* Work instructions
For the copy, please give all of the data again exactly and leave the pictures out.

[Charts and diagrams as code]
# # #

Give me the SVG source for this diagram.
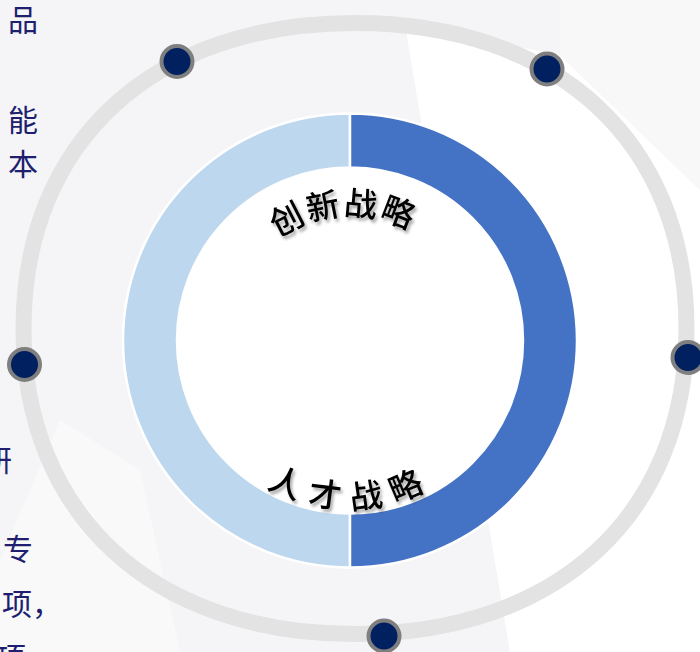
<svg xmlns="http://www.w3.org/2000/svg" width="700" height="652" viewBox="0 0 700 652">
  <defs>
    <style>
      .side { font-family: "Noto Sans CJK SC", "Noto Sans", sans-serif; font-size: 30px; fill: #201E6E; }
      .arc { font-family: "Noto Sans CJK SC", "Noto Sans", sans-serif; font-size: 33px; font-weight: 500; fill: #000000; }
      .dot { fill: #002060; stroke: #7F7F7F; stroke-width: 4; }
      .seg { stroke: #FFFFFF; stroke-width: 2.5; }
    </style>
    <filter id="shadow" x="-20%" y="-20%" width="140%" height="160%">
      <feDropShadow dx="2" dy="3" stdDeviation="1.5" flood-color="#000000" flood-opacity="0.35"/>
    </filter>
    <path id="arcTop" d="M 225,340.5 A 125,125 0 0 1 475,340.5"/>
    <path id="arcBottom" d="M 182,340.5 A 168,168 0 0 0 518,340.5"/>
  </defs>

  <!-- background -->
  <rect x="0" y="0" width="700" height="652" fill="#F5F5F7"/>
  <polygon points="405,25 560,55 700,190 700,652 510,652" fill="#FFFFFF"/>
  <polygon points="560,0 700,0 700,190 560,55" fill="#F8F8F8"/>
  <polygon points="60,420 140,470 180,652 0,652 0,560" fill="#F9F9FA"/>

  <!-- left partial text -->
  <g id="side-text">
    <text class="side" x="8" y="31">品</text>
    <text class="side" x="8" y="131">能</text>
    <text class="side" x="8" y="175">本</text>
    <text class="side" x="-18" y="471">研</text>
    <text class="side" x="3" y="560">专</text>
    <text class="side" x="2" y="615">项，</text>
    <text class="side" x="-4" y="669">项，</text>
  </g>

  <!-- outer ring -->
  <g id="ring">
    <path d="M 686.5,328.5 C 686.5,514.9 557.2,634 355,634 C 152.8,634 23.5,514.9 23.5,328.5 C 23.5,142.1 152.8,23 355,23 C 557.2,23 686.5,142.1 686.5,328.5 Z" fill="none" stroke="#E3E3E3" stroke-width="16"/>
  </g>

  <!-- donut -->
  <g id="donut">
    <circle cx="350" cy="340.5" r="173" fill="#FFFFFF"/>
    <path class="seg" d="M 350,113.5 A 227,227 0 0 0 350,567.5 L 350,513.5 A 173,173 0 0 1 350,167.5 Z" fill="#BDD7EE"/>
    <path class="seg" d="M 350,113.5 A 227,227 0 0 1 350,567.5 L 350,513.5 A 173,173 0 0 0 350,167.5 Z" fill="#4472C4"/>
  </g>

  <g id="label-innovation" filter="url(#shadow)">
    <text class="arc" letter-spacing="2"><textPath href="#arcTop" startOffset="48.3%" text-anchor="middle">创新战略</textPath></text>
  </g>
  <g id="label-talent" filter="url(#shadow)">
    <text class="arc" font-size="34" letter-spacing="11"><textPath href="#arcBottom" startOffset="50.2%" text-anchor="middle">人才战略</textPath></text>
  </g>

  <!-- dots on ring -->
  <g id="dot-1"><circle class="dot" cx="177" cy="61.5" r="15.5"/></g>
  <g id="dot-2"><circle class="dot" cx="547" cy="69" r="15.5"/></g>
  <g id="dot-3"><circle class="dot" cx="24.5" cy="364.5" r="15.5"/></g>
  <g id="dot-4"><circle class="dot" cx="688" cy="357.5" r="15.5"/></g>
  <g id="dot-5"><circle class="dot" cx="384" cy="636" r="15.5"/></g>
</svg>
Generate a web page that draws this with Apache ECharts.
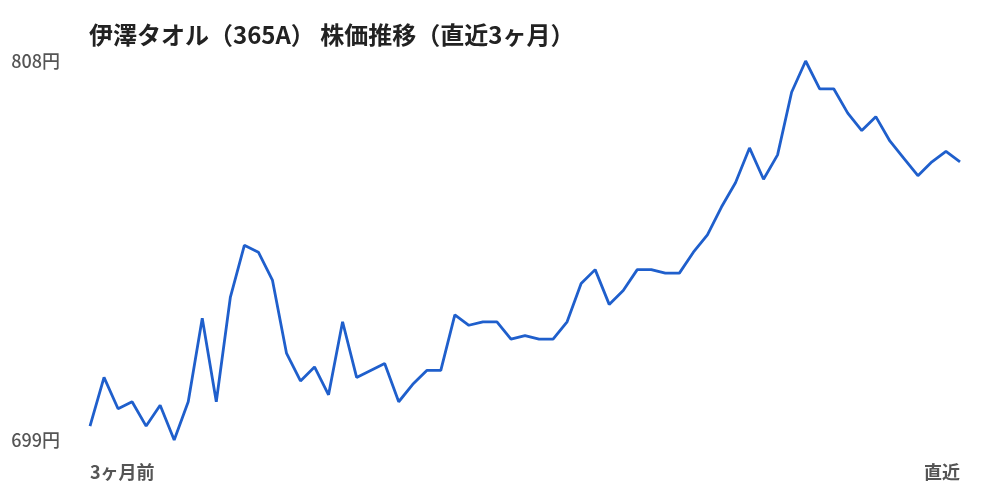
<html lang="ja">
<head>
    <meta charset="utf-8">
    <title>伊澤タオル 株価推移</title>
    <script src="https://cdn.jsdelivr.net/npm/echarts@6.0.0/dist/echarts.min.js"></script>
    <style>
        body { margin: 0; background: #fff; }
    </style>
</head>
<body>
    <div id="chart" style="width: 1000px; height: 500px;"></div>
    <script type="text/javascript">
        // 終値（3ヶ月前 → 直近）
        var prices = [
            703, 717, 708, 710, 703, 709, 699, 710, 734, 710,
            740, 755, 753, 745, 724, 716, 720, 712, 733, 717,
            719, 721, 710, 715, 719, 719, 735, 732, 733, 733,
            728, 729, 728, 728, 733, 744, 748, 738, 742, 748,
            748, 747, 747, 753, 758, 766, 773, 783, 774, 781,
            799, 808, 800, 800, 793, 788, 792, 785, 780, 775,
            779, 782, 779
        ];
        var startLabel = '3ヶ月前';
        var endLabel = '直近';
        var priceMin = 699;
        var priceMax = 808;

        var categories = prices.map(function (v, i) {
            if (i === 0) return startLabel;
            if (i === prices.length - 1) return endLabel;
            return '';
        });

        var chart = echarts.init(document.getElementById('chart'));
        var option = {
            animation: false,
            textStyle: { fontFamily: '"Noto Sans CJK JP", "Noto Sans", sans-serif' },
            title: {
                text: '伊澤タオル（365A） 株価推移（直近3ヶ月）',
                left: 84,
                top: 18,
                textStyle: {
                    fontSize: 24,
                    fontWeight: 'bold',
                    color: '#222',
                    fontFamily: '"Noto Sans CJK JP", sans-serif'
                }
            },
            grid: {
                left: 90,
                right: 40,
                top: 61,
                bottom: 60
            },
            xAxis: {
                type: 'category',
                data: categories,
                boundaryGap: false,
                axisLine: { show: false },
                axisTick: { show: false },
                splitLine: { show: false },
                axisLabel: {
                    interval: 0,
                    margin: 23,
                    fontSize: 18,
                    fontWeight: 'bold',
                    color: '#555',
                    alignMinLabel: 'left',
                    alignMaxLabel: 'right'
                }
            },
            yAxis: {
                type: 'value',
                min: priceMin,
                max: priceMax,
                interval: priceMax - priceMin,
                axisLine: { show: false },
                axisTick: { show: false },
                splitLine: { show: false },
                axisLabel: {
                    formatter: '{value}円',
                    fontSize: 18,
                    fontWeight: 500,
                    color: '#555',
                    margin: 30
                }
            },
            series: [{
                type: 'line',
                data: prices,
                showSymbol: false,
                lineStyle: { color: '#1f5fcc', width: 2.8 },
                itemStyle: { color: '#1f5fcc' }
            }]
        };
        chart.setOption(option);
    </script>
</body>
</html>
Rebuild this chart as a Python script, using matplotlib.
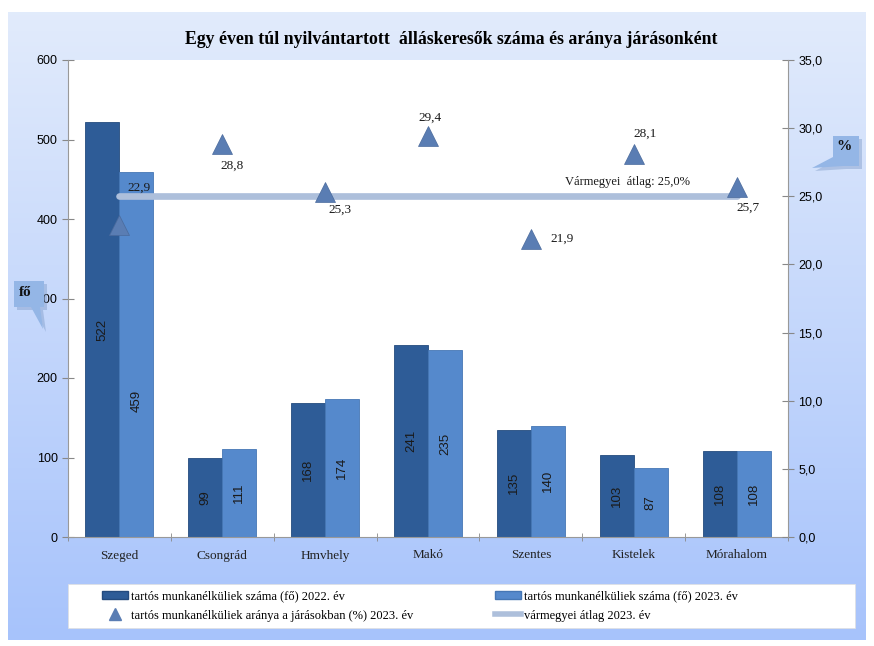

# # #

* Exercise response
Give me the SVG source for this diagram.
<svg xmlns="http://www.w3.org/2000/svg" width="700" height="652" viewBox="0 0 700 652">
  <defs>
    <style>
      .side { font-family: "Noto Sans CJK SC", "Noto Sans", sans-serif; font-size: 30px; fill: #201E6E; }
      .arc { font-family: "Noto Sans CJK SC", "Noto Sans", sans-serif; font-size: 33px; font-weight: 500; fill: #000000; }
      .dot { fill: #002060; stroke: #7F7F7F; stroke-width: 4; }
      .seg { stroke: #FFFFFF; stroke-width: 2.5; }
    </style>
    <filter id="shadow" x="-20%" y="-20%" width="140%" height="160%">
      <feDropShadow dx="2" dy="3" stdDeviation="1.5" flood-color="#000000" flood-opacity="0.35"/>
    </filter>
    <path id="arcTop" d="M 225,340.5 A 125,125 0 0 1 475,340.5"/>
    <path id="arcBottom" d="M 182,340.5 A 168,168 0 0 0 518,340.5"/>
  </defs>

  <!-- background -->
  <rect x="0" y="0" width="700" height="652" fill="#F5F5F7"/>
  <polygon points="405,25 560,55 700,190 700,652 510,652" fill="#FFFFFF"/>
  <polygon points="560,0 700,0 700,190 560,55" fill="#F8F8F8"/>
  <polygon points="60,420 140,470 180,652 0,652 0,560" fill="#F9F9FA"/>

  <!-- left partial text -->
  <g id="side-text">
    <text class="side" x="8" y="31">品</text>
    <text class="side" x="8" y="131">能</text>
    <text class="side" x="8" y="175">本</text>
    <text class="side" x="-18" y="471">研</text>
    <text class="side" x="3" y="560">专</text>
    <text class="side" x="2" y="615">项，</text>
    <text class="side" x="-4" y="669">项，</text>
  </g>

  <!-- outer ring -->
  <g id="ring">
    <path d="M 686.5,328.5 C 686.5,514.9 557.2,634 355,634 C 152.8,634 23.5,514.9 23.5,328.5 C 23.5,142.1 152.8,23 355,23 C 557.2,23 686.5,142.1 686.5,328.5 Z" fill="none" stroke="#E3E3E3" stroke-width="16"/>
  </g>

  <!-- donut -->
  <g id="donut">
    <circle cx="350" cy="340.5" r="173" fill="#FFFFFF"/>
    <path class="seg" d="M 350,113.5 A 227,227 0 0 0 350,567.5 L 350,513.5 A 173,173 0 0 1 350,167.5 Z" fill="#BDD7EE"/>
    <path class="seg" d="M 350,113.5 A 227,227 0 0 1 350,567.5 L 350,513.5 A 173,173 0 0 0 350,167.5 Z" fill="#4472C4"/>
  </g>

  <g id="label-innovation" filter="url(#shadow)">
    <text class="arc" letter-spacing="2"><textPath href="#arcTop" startOffset="48.3%" text-anchor="middle">创新战略</textPath></text>
  </g>
  <g id="label-talent" filter="url(#shadow)">
    <text class="arc" font-size="34" letter-spacing="11"><textPath href="#arcBottom" startOffset="50.2%" text-anchor="middle">人才战略</textPath></text>
  </g>

  <!-- dots on ring -->
  <g id="dot-1"><circle class="dot" cx="177" cy="61.5" r="15.5"/></g>
  <g id="dot-2"><circle class="dot" cx="547" cy="69" r="15.5"/></g>
  <g id="dot-3"><circle class="dot" cx="24.5" cy="364.5" r="15.5"/></g>
  <g id="dot-4"><circle class="dot" cx="688" cy="357.5" r="15.5"/></g>
  <g id="dot-5"><circle class="dot" cx="384" cy="636" r="15.5"/></g>
</svg>
Generate a web page that draws this with Apache ECharts.
<html lang="ja">
<head>
    <meta charset="utf-8">
    <title>伊澤タオル 株価推移</title>
    <script src="https://cdn.jsdelivr.net/npm/echarts@6.0.0/dist/echarts.min.js"></script>
    <style>
        body { margin: 0; background: #fff; }
    </style>
</head>
<body>
    <div id="chart" style="width: 1000px; height: 500px;"></div>
    <script type="text/javascript">
        // 終値（3ヶ月前 → 直近）
        var prices = [
            703, 717, 708, 710, 703, 709, 699, 710, 734, 710,
            740, 755, 753, 745, 724, 716, 720, 712, 733, 717,
            719, 721, 710, 715, 719, 719, 735, 732, 733, 733,
            728, 729, 728, 728, 733, 744, 748, 738, 742, 748,
            748, 747, 747, 753, 758, 766, 773, 783, 774, 781,
            799, 808, 800, 800, 793, 788, 792, 785, 780, 775,
            779, 782, 779
        ];
        var startLabel = '3ヶ月前';
        var endLabel = '直近';
        var priceMin = 699;
        var priceMax = 808;

        var categories = prices.map(function (v, i) {
            if (i === 0) return startLabel;
            if (i === prices.length - 1) return endLabel;
            return '';
        });

        var chart = echarts.init(document.getElementById('chart'));
        var option = {
            animation: false,
            textStyle: { fontFamily: '"Noto Sans CJK JP", "Noto Sans", sans-serif' },
            title: {
                text: '伊澤タオル（365A） 株価推移（直近3ヶ月）',
                left: 84,
                top: 18,
                textStyle: {
                    fontSize: 24,
                    fontWeight: 'bold',
                    color: '#222',
                    fontFamily: '"Noto Sans CJK JP", sans-serif'
                }
            },
            grid: {
                left: 90,
                right: 40,
                top: 61,
                bottom: 60
            },
            xAxis: {
                type: 'category',
                data: categories,
                boundaryGap: false,
                axisLine: { show: false },
                axisTick: { show: false },
                splitLine: { show: false },
                axisLabel: {
                    interval: 0,
                    margin: 23,
                    fontSize: 18,
                    fontWeight: 'bold',
                    color: '#555',
                    alignMinLabel: 'left',
                    alignMaxLabel: 'right'
                }
            },
            yAxis: {
                type: 'value',
                min: priceMin,
                max: priceMax,
                interval: priceMax - priceMin,
                axisLine: { show: false },
                axisTick: { show: false },
                splitLine: { show: false },
                axisLabel: {
                    formatter: '{value}円',
                    fontSize: 18,
                    fontWeight: 500,
                    color: '#555',
                    margin: 30
                }
            },
            series: [{
                type: 'line',
                data: prices,
                showSymbol: false,
                lineStyle: { color: '#1f5fcc', width: 2.8 },
                itemStyle: { color: '#1f5fcc' }
            }]
        };
        chart.setOption(option);
    </script>
</body>
</html>
Rebuild this chart as a Python script, using matplotlib.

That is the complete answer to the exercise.